-- Begin --
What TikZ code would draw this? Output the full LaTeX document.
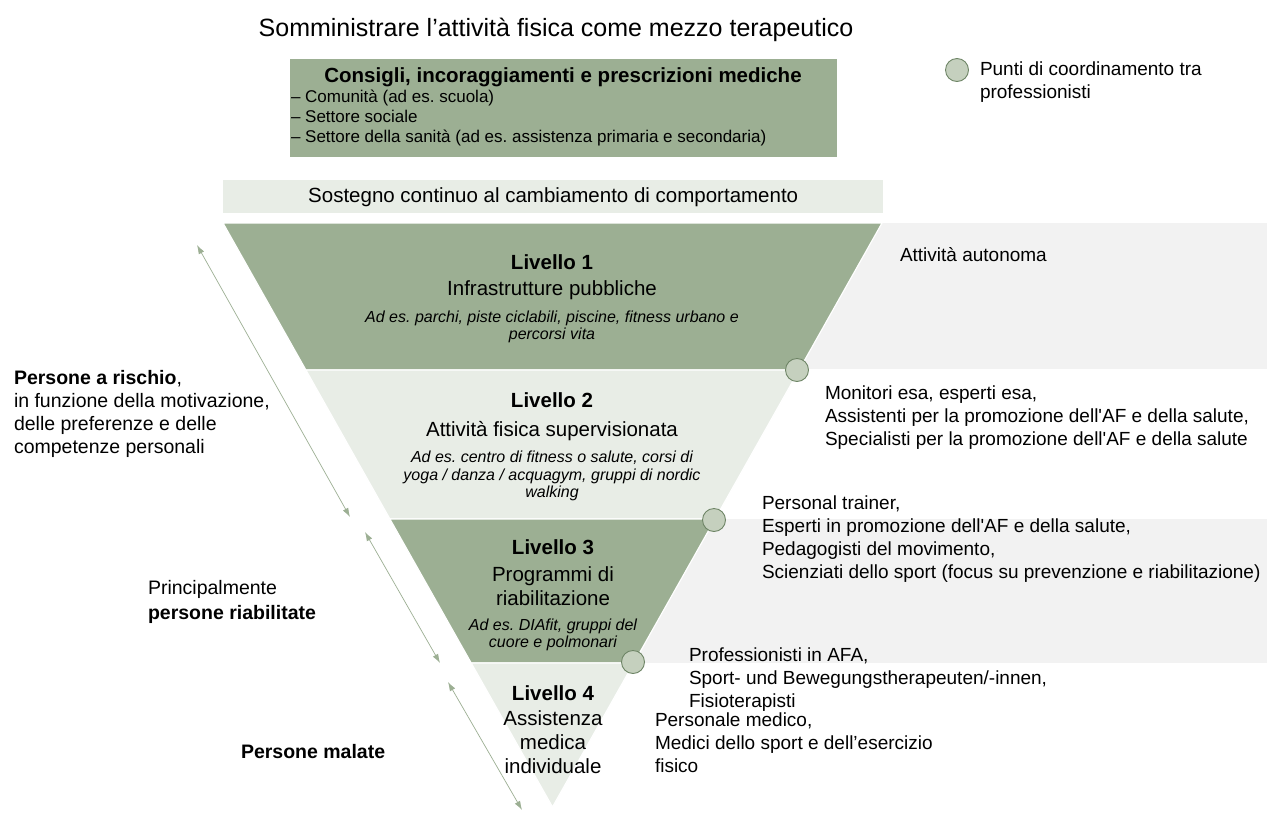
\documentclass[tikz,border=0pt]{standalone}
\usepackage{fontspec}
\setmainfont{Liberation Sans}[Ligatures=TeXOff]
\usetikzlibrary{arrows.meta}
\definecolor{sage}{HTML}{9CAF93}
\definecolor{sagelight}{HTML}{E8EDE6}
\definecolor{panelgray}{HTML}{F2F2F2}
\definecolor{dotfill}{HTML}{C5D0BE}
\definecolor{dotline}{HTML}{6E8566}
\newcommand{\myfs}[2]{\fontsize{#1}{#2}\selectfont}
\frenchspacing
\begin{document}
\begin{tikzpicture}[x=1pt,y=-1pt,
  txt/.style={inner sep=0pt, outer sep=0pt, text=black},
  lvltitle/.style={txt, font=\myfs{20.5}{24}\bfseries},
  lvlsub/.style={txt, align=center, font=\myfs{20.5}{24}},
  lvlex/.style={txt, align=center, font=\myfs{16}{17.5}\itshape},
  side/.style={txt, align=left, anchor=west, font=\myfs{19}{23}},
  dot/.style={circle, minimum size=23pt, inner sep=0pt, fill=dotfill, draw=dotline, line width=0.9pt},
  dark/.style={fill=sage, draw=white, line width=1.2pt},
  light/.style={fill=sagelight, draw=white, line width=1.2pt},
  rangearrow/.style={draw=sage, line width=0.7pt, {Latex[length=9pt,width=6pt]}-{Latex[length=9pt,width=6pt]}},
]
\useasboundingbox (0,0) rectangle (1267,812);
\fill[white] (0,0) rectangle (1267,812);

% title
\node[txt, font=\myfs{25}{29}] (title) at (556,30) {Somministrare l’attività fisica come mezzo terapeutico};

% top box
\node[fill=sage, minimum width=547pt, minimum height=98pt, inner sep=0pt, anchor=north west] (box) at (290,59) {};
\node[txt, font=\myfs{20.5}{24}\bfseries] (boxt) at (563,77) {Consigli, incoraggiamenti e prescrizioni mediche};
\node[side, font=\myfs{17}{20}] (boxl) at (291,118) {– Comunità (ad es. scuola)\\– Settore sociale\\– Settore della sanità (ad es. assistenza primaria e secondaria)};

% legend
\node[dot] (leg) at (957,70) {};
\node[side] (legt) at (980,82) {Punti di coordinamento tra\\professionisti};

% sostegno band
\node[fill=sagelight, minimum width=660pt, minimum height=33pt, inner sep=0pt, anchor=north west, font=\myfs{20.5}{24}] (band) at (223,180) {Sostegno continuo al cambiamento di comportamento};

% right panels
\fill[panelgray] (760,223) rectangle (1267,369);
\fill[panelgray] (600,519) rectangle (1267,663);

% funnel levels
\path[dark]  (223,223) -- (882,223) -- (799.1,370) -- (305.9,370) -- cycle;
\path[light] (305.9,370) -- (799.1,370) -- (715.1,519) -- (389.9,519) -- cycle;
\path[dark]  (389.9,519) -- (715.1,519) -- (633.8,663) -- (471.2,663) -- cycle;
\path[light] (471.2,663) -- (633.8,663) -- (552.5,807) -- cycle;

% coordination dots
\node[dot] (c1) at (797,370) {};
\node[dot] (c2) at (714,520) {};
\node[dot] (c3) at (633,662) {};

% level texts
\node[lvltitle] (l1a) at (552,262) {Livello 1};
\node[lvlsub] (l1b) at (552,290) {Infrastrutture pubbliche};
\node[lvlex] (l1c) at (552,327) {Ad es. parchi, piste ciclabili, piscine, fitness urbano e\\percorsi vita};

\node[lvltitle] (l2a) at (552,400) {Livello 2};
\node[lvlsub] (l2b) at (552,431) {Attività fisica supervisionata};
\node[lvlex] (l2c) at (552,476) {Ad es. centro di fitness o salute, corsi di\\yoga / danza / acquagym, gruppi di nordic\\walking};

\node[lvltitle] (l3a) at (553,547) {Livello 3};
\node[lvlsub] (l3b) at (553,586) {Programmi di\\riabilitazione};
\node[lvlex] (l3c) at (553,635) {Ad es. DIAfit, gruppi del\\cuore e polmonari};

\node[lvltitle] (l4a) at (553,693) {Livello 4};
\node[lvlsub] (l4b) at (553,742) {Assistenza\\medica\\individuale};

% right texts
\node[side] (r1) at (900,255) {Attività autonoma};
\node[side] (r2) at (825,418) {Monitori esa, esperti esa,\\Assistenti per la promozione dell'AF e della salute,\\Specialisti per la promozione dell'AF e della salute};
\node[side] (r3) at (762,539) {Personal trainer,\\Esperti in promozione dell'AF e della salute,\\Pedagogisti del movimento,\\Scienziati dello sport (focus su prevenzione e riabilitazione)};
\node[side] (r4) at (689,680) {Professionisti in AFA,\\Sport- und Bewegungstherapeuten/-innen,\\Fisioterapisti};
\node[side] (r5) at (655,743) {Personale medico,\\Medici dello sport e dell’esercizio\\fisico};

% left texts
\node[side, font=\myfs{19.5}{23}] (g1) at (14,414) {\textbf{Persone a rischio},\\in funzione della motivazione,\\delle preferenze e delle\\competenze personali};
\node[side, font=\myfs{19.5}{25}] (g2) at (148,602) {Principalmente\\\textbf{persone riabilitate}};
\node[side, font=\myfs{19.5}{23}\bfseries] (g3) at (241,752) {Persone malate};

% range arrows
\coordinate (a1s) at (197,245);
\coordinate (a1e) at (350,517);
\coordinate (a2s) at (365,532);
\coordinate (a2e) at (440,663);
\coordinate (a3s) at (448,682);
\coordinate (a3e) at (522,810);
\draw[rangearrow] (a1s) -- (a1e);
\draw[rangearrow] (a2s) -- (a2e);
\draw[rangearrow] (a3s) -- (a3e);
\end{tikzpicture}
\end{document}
-- End --
▸ GIVEN REQUEST
Repeat the listing in full and exactly. Do not include any images.

▸ SOLUTION BELOW
What TikZ code would draw this? Output the full LaTeX document.
\documentclass[tikz,border=0pt]{standalone}
\usepackage{fontspec}
\setmainfont{Liberation Sans}[Ligatures=TeXOff]
\usetikzlibrary{arrows.meta}
\definecolor{sage}{HTML}{9CAF93}
\definecolor{sagelight}{HTML}{E8EDE6}
\definecolor{panelgray}{HTML}{F2F2F2}
\definecolor{dotfill}{HTML}{C5D0BE}
\definecolor{dotline}{HTML}{6E8566}
\newcommand{\myfs}[2]{\fontsize{#1}{#2}\selectfont}
\frenchspacing
\begin{document}
\begin{tikzpicture}[x=1pt,y=-1pt,
  txt/.style={inner sep=0pt, outer sep=0pt, text=black},
  lvltitle/.style={txt, font=\myfs{20.5}{24}\bfseries},
  lvlsub/.style={txt, align=center, font=\myfs{20.5}{24}},
  lvlex/.style={txt, align=center, font=\myfs{16}{17.5}\itshape},
  side/.style={txt, align=left, anchor=west, font=\myfs{19}{23}},
  dot/.style={circle, minimum size=23pt, inner sep=0pt, fill=dotfill, draw=dotline, line width=0.9pt},
  dark/.style={fill=sage, draw=white, line width=1.2pt},
  light/.style={fill=sagelight, draw=white, line width=1.2pt},
  rangearrow/.style={draw=sage, line width=0.7pt, {Latex[length=9pt,width=6pt]}-{Latex[length=9pt,width=6pt]}},
]
\useasboundingbox (0,0) rectangle (1267,812);
\fill[white] (0,0) rectangle (1267,812);

% title
\node[txt, font=\myfs{25}{29}] (title) at (556,30) {Somministrare l’attività fisica come mezzo terapeutico};

% top box
\node[fill=sage, minimum width=547pt, minimum height=98pt, inner sep=0pt, anchor=north west] (box) at (290,59) {};
\node[txt, font=\myfs{20.5}{24}\bfseries] (boxt) at (563,77) {Consigli, incoraggiamenti e prescrizioni mediche};
\node[side, font=\myfs{17}{20}] (boxl) at (291,118) {– Comunità (ad es. scuola)\\– Settore sociale\\– Settore della sanità (ad es. assistenza primaria e secondaria)};

% legend
\node[dot] (leg) at (957,70) {};
\node[side] (legt) at (980,82) {Punti di coordinamento tra\\professionisti};

% sostegno band
\node[fill=sagelight, minimum width=660pt, minimum height=33pt, inner sep=0pt, anchor=north west, font=\myfs{20.5}{24}] (band) at (223,180) {Sostegno continuo al cambiamento di comportamento};

% right panels
\fill[panelgray] (760,223) rectangle (1267,369);
\fill[panelgray] (600,519) rectangle (1267,663);

% funnel levels
\path[dark]  (223,223) -- (882,223) -- (799.1,370) -- (305.9,370) -- cycle;
\path[light] (305.9,370) -- (799.1,370) -- (715.1,519) -- (389.9,519) -- cycle;
\path[dark]  (389.9,519) -- (715.1,519) -- (633.8,663) -- (471.2,663) -- cycle;
\path[light] (471.2,663) -- (633.8,663) -- (552.5,807) -- cycle;

% coordination dots
\node[dot] (c1) at (797,370) {};
\node[dot] (c2) at (714,520) {};
\node[dot] (c3) at (633,662) {};

% level texts
\node[lvltitle] (l1a) at (552,262) {Livello 1};
\node[lvlsub] (l1b) at (552,290) {Infrastrutture pubbliche};
\node[lvlex] (l1c) at (552,327) {Ad es. parchi, piste ciclabili, piscine, fitness urbano e\\percorsi vita};

\node[lvltitle] (l2a) at (552,400) {Livello 2};
\node[lvlsub] (l2b) at (552,431) {Attività fisica supervisionata};
\node[lvlex] (l2c) at (552,476) {Ad es. centro di fitness o salute, corsi di\\yoga / danza / acquagym, gruppi di nordic\\walking};

\node[lvltitle] (l3a) at (553,547) {Livello 3};
\node[lvlsub] (l3b) at (553,586) {Programmi di\\riabilitazione};
\node[lvlex] (l3c) at (553,635) {Ad es. DIAfit, gruppi del\\cuore e polmonari};

\node[lvltitle] (l4a) at (553,693) {Livello 4};
\node[lvlsub] (l4b) at (553,742) {Assistenza\\medica\\individuale};

% right texts
\node[side] (r1) at (900,255) {Attività autonoma};
\node[side] (r2) at (825,418) {Monitori esa, esperti esa,\\Assistenti per la promozione dell'AF e della salute,\\Specialisti per la promozione dell'AF e della salute};
\node[side] (r3) at (762,539) {Personal trainer,\\Esperti in promozione dell'AF e della salute,\\Pedagogisti del movimento,\\Scienziati dello sport (focus su prevenzione e riabilitazione)};
\node[side] (r4) at (689,680) {Professionisti in AFA,\\Sport- und Bewegungstherapeuten/-innen,\\Fisioterapisti};
\node[side] (r5) at (655,743) {Personale medico,\\Medici dello sport e dell’esercizio\\fisico};

% left texts
\node[side, font=\myfs{19.5}{23}] (g1) at (14,414) {\textbf{Persone a rischio},\\in funzione della motivazione,\\delle preferenze e delle\\competenze personali};
\node[side, font=\myfs{19.5}{25}] (g2) at (148,602) {Principalmente\\\textbf{persone riabilitate}};
\node[side, font=\myfs{19.5}{23}\bfseries] (g3) at (241,752) {Persone malate};

% range arrows
\coordinate (a1s) at (197,245);
\coordinate (a1e) at (350,517);
\coordinate (a2s) at (365,532);
\coordinate (a2e) at (440,663);
\coordinate (a3s) at (448,682);
\coordinate (a3e) at (522,810);
\draw[rangearrow] (a1s) -- (a1e);
\draw[rangearrow] (a2s) -- (a2e);
\draw[rangearrow] (a3s) -- (a3e);
\end{tikzpicture}
\end{document}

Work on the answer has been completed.